Recently, a touch device is introduced into the market. The touch device is operated by using the user's finger directly or using a touch pen. Since the touch device is easy to use, many users and many manufacturers pay much attention to the touch device. For example, the display screen 111 of the notebook computer 1 is a touch screen with a touch control function. Moreover, a notebook computer having an inversely foldable screen is introduced into the market. FIG. 3 is a schematic perspective view illustrating a conventional notebook computer having an inversely foldable screen, in which the notebook computer is in a tablet mode. After the top cover 11 of the notebook computer 1 is rotated in the direction toward a rear side of the keyboard base 10 through the rotary shaft 12, the top cover 11 is folded to be contacted with a rear surface of the keyboard base 10 and the display screen 111 is exposed. Meanwhile, the notebook computer 1 has the outer appearance of a touch device such as a tablet computer. Since the display screen 111 is a touch screen, the notebook computer 1 can be used as a touch device.

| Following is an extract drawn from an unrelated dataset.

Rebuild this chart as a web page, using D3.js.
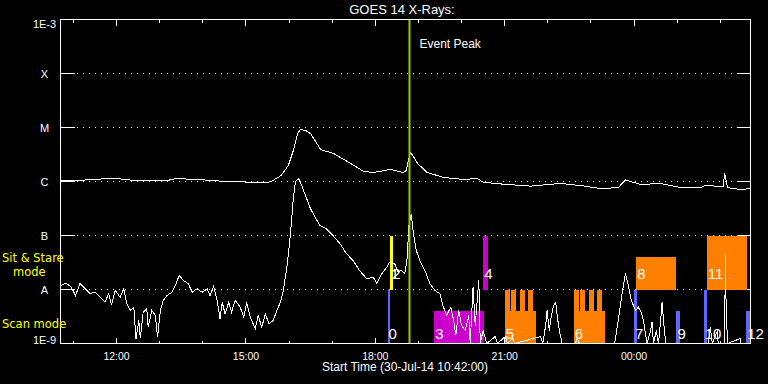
<!DOCTYPE html>
<html>
<head>
<meta charset="utf-8">
<script src="https://cdn.jsdelivr.net/npm/d3@7"></script>
<style>
  html, body { margin: 0; padding: 0; background: #000; }
  svg { display: block; }
  text { font-family: "Liberation Sans", Arial, sans-serif; fill: #fff; }
</style>
</head>
<body>
<div class="goes-chart"></div>
<script>
// DATA
const startTime = "10:42";   // 30-Jul-14
const endTime = "02:42";     // 31-Jul-14
const eventPeak = "18:48";

const fluxLevels = [1e-9, 1e-8, 1e-7, 1e-6, 1e-5, 1e-4, 1e-3];
const fluxLabels = ["1E-9", "A", "B", "C", "M", "X", "1E-3"];

// 1-8 Angstrom channel (W/m^2)
const longChannel = [
  ["10:42", 1.04e-6], ["11:10", 1.05e-6], ["11:30", 1.10e-6], ["11:58", 1.14e-6], ["12:10", 1.10e-6],
  ["12:26", 1.04e-6], ["13:10", 1.04e-6], ["13:26", 1.16e-6], ["13:40", 1.10e-6], ["13:57", 1.09e-6],
  ["14:10", 1.04e-6], ["14:38", 1.0e-6], ["15:18", 0.96e-6], ["15:34", 0.98e-6], ["15:49", 1.29e-6],
  ["15:59", 1.98e-6], ["16:06", 3.75e-6], ["16:12", 7.74e-6], ["16:16", 9.2e-6], ["16:23", 8.8e-6],
  ["16:30", 7.7e-6], ["16:44", 3.9e-6], ["17:02", 3.3e-6], ["17:26", 2.15e-6], ["17:44", 1.53e-6],
  ["17:58", 1.47e-6], ["18:21", 1.67e-6], ["18:39", 1.47e-6], ["18:43", 1.6e-6], ["18:46", 2.45e-6],
  ["18:49", 3.44e-6], ["18:53", 2.9e-6], ["18:59", 2.15e-6], ["19:12", 1.47e-6], ["19:35", 1.19e-6],
  ["20:03", 1.09e-6], ["20:22", 1.14e-6], ["20:30", 0.97e-6], ["20:50", 0.91e-6], ["21:36", 0.82e-6],
  ["22:18", 0.92e-6], ["22:46", 0.84e-6], ["23:13", 0.74e-6], ["23:38", 0.77e-6], ["23:48", 1.07e-6],
  ["00:09", 0.88e-6], ["00:37", 0.92e-6], ["01:05", 0.77e-6], ["01:32", 0.76e-6], ["01:39", 0.84e-6],
  ["02:04", 0.81e-6], ["02:06", 1.41e-6], ["02:10", 0.77e-6], ["02:28", 0.71e-6], ["02:42", 0.74e-6]
];

// 0.5-4 Angstrom channel (W/m^2)
const shortChannel = [
  ["10:43", 1.19e-8], ["10:50", 1.31e-8], ["10:57", 1.10e-8], ["11:03", 7.7e-9], ["11:09", 1.31e-8],
  ["11:16", 1.04e-8], ["11:23", 8.4e-9], ["11:30", 8.9e-9], ["11:37", 7.2e-9], ["11:44", 5.8e-9],
  ["11:49", 8.4e-9], ["11:53", 5.1e-9], ["11:58", 9.6e-9], ["12:05", 7.2e-9], ["12:10", 1.03e-8],
  ["12:14", 5.5e-9], ["12:19", 4.1e-9], ["12:24", 4.7e-9], ["12:27", 1.22e-9], ["12:31", 2.67e-9],
  ["12:33", 1.24e-9], ["12:37", 3.8e-9], ["12:42", 4.4e-9], ["12:44", 2.0e-9], ["12:49", 4.1e-9],
  ["12:54", 3.3e-9], ["12:57", 1.31e-9], ["13:01", 4.1e-9], ["13:05", 6.3e-9], ["13:10", 7.7e-9],
  ["13:17", 8.9e-9], ["13:22", 1.19e-8], ["13:27", 1.82e-8], ["13:33", 1.47e-8], ["13:40", 1.28e-8],
  ["13:45", 8.9e-9], ["13:52", 1.03e-8], ["13:59", 8.9e-9], ["14:06", 1.03e-8], ["14:10", 7.7e-9],
  ["14:15", 1.14e-8], ["14:20", 6.3e-9], ["14:24", 2.87e-9], ["14:27", 5.8e-9], ["14:31", 3.55e-9],
  ["14:36", 5.8e-9], ["14:40", 3.8e-9], ["14:45", 6.3e-9], ["14:52", 4.7e-9], ["14:57", 3.07e-9],
  ["15:01", 5.8e-9], ["15:06", 3.07e-9], ["15:13", 1.87e-9], ["15:17", 3.3e-9], ["15:22", 2.0e-9],
  ["15:27", 3.55e-9], ["15:32", 2.32e-9], ["15:38", 2.67e-9], ["15:43", 4.1e-9], ["15:48", 5.8e-9],
  ["15:52", 9.6e-9], ["15:57", 2.59e-8], ["16:02", 1.07e-7], ["16:06", 5.1e-7], ["16:09", 1.0e-6],
  ["16:13", 1.12e-6], ["16:15", 1.04e-6], ["16:22", 5.9e-7], ["16:29", 3.34e-7], ["16:36", 2.18e-7],
  ["16:43", 1.53e-7], ["16:52", 1.33e-7], ["17:01", 1.0e-7], ["17:11", 7.0e-8], ["17:20", 4.6e-8],
  ["17:29", 3.44e-8], ["17:38", 2.25e-8], ["17:48", 1.58e-8], ["17:57", 1.69e-8], ["18:02", 1.31e-8],
  ["18:09", 1.95e-8], ["18:16", 2.59e-8], ["18:20", 3.2e-8], ["18:27", 2.99e-8], ["18:32", 2.09e-8],
  ["18:36", 2.25e-8], ["18:41", 1.95e-8], ["18:44", 3.44e-8], ["18:47", 1.65e-7], ["18:50", 2.45e-7],
  ["18:53", 1.07e-7], ["18:57", 5.3e-8], ["19:02", 3.44e-8], ["19:09", 2.25e-8], ["19:16", 1.28e-8],
  ["19:23", 9.6e-9], ["19:30", 8.3e-9], ["19:34", 5.1e-9], ["19:39", 3.3e-9], ["19:45", 4.7e-9],
  ["19:49", 2.67e-9], ["19:52", 1.41e-9], ["19:56", 4.1e-9], ["20:00", 2.15e-9], ["20:05", 1.74e-9],
  ["20:10", 3.3e-9], ["20:12", 1e-9], ["20:16", 1.1e-8], ["20:19", 2.15e-9], ["20:24", 1.47e-8],
  ["20:26", 1e-9], ["20:30", 1.74e-9], ["20:35", 1e-9], ["20:47", 1.35e-9], ["20:50", 1e-9],
  ["21:01", 1.35e-9], ["21:04", 1e-9], ["21:11", 1.24e-9], ["21:14", 1e-9], ["21:50", 1.35e-9],
  ["21:53", 1e-9], ["21:57", 2.15e-9], ["21:59", 4.1e-9], ["22:02", 1.74e-9], ["22:05", 3.3e-9],
  ["22:08", 5.1e-9], ["22:11", 5.7e-9], ["22:13", 3.3e-9], ["22:16", 1.74e-9], ["22:20", 1e-9],
  ["22:38", 1e-9], ["22:41", 1.24e-9], ["22:44", 1e-9], ["23:33", 1e-9], ["23:38", 2.67e-9],
  ["23:44", 9.6e-9], ["23:48", 2.0e-8], ["23:52", 1.19e-8], ["23:56", 6.3e-9], ["00:02", 4.1e-9],
  ["00:06", 4.7e-9], ["00:10", 3.75e-9], ["00:13", 2.67e-9], ["00:18", 1e-9], ["00:23", 1.74e-9],
  ["00:25", 2.48e-9], ["00:27", 1e-9], ["00:31", 1.74e-9], ["00:34", 1e-9], ["00:37", 2.67e-9],
  ["00:39", 5.8e-9], ["00:41", 2.67e-9], ["00:44", 1e-9], ["01:43", 1e-9], ["01:46", 2.0e-9],
  ["01:49", 1e-9], ["01:56", 1.74e-9], ["01:57", 1e-9], ["02:06", 1e-9], ["02:07", 4.45e-8],
  ["02:08", 5.6e-9], ["02:10", 1e-9], ["02:28", 1.24e-9], ["02:29", 1e-9], ["02:42", 1e-9]
];

// observations: label, start, end, mode, extent, program
const observations = [
  ["0", "18:17", "18:21", "scan", "full", "P1"],
  ["1", "18:20", "18:24", "sns", "full", "P2"],
  ["2", "18:22", "18:25", "sns", "part", "P2"],
  ["3", "19:22", "20:31", "scan", "part", "P3"],
  ["4", "20:30", "20:37", "sns", "full", "P3"],
  ["5", "21:00", "21:43", "scan", "part", "P4"],
  ["", "21:00", "21:07", "scan", "full", "P4"],
  ["", "21:09", "21:16", "scan", "full", "P4"],
  ["", "21:21", "21:28", "scan", "full", "P4"],
  ["", "21:32", "21:39", "scan", "full", "P4"],
  ["6", "22:36", "23:19", "scan", "part", "P4"],
  ["", "22:36", "22:43", "scan", "full", "P4"],
  ["", "22:45", "22:52", "scan", "full", "P4"],
  ["", "22:57", "23:04", "scan", "full", "P4"],
  ["", "23:08", "23:15", "scan", "full", "P4"],
  ["7", "00:00", "00:04", "scan", "full", "P1"],
  ["8", "00:03", "00:58", "sns", "part", "P4"],
  ["9", "00:59", "01:04", "scan", "part", "P1"],
  ["10", "01:37", "01:42", "scan", "full", "P1"],
  ["11", "01:41", "02:37", "sns", "full", "P4"],
  ["12", "02:36", "02:41", "scan", "part", "P1"]
];

// SETUP
const width = 768, height = 384;
const margin = { top: 19, right: 18, bottom: 41, left: 60 };
const plotW = width - margin.left - margin.right;
const plotH = height - margin.top - margin.bottom;

const parseClock = s => {
  const [h, m] = s.split(":").map(Number);
  const d = new Date(2014, 6, 30, h, m);
  if (h * 60 + m < 10 * 60 + 42) d.setDate(31);
  return d;
};

const x = d3.scaleTime()
  .domain([parseClock(startTime), parseClock(endTime)])
  .range([0, plotW]);
const y = d3.scaleLog()
  .domain([1e-9, 1e-3])
  .range([plotH, 0]);

const programColor = d3.scaleOrdinal()
  .domain(["P1", "P2", "P3", "P4"])
  .range(["#6464ff", "#ffff00", "#cc00cc", "#ff8000"]);

const modeBase = { scan: 1e-9, sns: 1e-8 };
const extentDecades = { full: 1, part: 0.61 };

const svg = d3.select(".goes-chart")
  .append("svg")
  .attr("width", width)
  .attr("height", height)
  .style("background", "#000");

const g = svg.append("g")
  .attr("transform", `translate(${margin.left + 0.5},${margin.top + 0.5})`);

g.append("clipPath").attr("id", "plot-clip")
  .append("rect").attr("x", 0).attr("y", -1).attr("width", plotW).attr("height", plotH + 1);

// gridlines
const inner = fluxLevels.slice(1, -1);
g.selectAll(".grid")
  .data(inner)
  .enter().append("line")
  .attr("x1", 16).attr("x2", plotW - 14)
  .attr("y1", d => Math.round(y(d))).attr("y2", d => Math.round(y(d)))
  .attr("stroke", "#fff")
  .attr("stroke-dasharray", "1,5")
  .attr("shape-rendering", "crispEdges");

// y ticks, both sides
[[0, 14], [plotW - 14, plotW]].forEach(([a, b]) => {
  g.selectAll(null)
    .data(inner)
    .enter().append("line")
    .attr("x1", a).attr("x2", b)
    .attr("y1", d => Math.round(y(d))).attr("y2", d => Math.round(y(d)))
    .attr("stroke", "#fff")
    .attr("shape-rendering", "crispEdges");
});

// y labels
g.selectAll(".ylab")
  .data(fluxLevels)
  .enter().append("text")
  .attr("x", 44 - margin.left)
  .attr("y", (d, i) => i === 0 ? y(d) : i === fluxLevels.length - 1 ? y(d) + 8 : y(d) + 4.5)
  .attr("text-anchor", "middle")
  .style("font-size", "11px")
  .text((d, i) => fluxLabels[i]);

// x ticks
const hours = x.ticks(d3.timeHour.every(1));
const isMajor = d => d.getHours() % 3 === 0;
g.selectAll(".xtick-top")
  .data(hours)
  .enter().append("line")
  .attr("x1", d => Math.round(x(d))).attr("x2", d => Math.round(x(d)))
  .attr("y1", 0).attr("y2", d => isMajor(d) ? 6 : 3)
  .attr("stroke", "#fff").attr("shape-rendering", "crispEdges");
g.selectAll(".xtick-bottom")
  .data(hours)
  .enter().append("line")
  .attr("x1", d => Math.round(x(d))).attr("x2", d => Math.round(x(d)))
  .attr("y1", plotH).attr("y2", d => plotH - (isMajor(d) ? 6 : 3))
  .attr("stroke", "#fff").attr("shape-rendering", "crispEdges");
g.selectAll(".xlab")
  .data(hours.filter(isMajor))
  .enter().append("text")
  .attr("x", d => x(d))
  .attr("y", plotH + 16)
  .attr("text-anchor", "middle")
  .style("font-size", "10.5px")
  .text(d3.timeFormat("%H:%M"));

// observation bars
const bars = g.append("g").attr("clip-path", "url(#plot-clip)");
bars.selectAll("rect")
  .data(observations)
  .enter().append("rect")
  .attr("x", d => x(parseClock(d[1])))
  .attr("width", d => x(parseClock(d[2])) - x(parseClock(d[1])))
  .attr("y", d => y(modeBase[d[3]] * Math.pow(10, extentDecades[d[4]])))
  .attr("height", d => y(modeBase[d[3]]) - y(modeBase[d[3]] * Math.pow(10, extentDecades[d[4]])))
  .attr("fill", d => programColor(d[5]))
  .attr("shape-rendering", "crispEdges");

// flux curves
const line = d3.line()
  .x(d => x(parseClock(d[0])))
  .y(d => y(d[1]));
const curves = g.append("g").attr("clip-path", "url(#plot-clip)");
[longChannel, shortChannel].forEach(series => {
  curves.append("path")
    .datum(series)
    .attr("d", line)
    .attr("fill", "none")
    .attr("stroke", "#fff")
    .attr("stroke-width", 1)
    .attr("shape-rendering", "crispEdges");
});

// event peak
const px = Math.round(x(parseClock(eventPeak)));
g.append("line")
  .attr("x1", px).attr("x2", px)
  .attr("y1", 0).attr("y2", plotH)
  .attr("stroke", "#99cc00")
  .attr("stroke-width", 2);
g.append("text")
  .attr("x", px + 10)
  .attr("y", 28)
  .style("font-size", "12px")
  .text("Event Peak");

// observation labels
g.selectAll(".obs-label")
  .data(observations.filter(d => d[0] !== ""))
  .enter().append("text")
  .attr("x", d => x(parseClock(d[1])) + 1)
  .attr("y", d => y(modeBase[d[3]]) - (d[3] === "scan" ? 5 : 11))
  .style("font-size", "15px")
  .text(d => d[0]);

// frame
g.append("rect")
  .attr("width", plotW).attr("height", plotH)
  .attr("fill", "none").attr("stroke", "#fff");

// mode labels
const modeText = [["Sit & Stare", 2, 262], ["mode", 13, 276], ["Scan mode", 2, 328]];
svg.selectAll(".mode-label")
  .data(modeText)
  .enter().append("text")
  .attr("x", d => d[1]).attr("y", d => d[2])
  .style("fill", "#ffff00")
  .style("font-family", "'DejaVu Sans', sans-serif")
  .style("font-size", "11.5px")
  .text(d => d[0]);

// titles
svg.append("text")
  .attr("x", 402).attr("y", 14)
  .attr("text-anchor", "middle")
  .style("font-size", "13px")
  .text("GOES 14 X-Rays:");
svg.append("text")
  .attr("x", 405).attr("y", 371)
  .attr("text-anchor", "middle")
  .style("font-size", "12px")
  .text("Start Time (30-Jul-14 10:42:00)");
</script>
</body>
</html>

However, the keyboard 13 of the notebook computer 1 in the tablet mode is also exposed. Consequently, when the notebook computer 1 is held by the user's hands, the fingers of the user may press the key structures 130. Since the pressed key structures 130 are moved downwardly to form a concave region, it is difficult for the user to stably hold the notebook computer 1. Moreover, if the key structure 130 is erroneously triggered when the notebook computer 1 is held by the user's hands, the notebook computer 1 also generates a key signal. Under this circumstance, the erroneous operation is generated. In other words, the conventional key structure for the notebook computer having an inversely foldable screen is not user-friendly.
Therefore, there is a need of providing a key structure capable of avoiding erroneous operations in response to the changed appearance.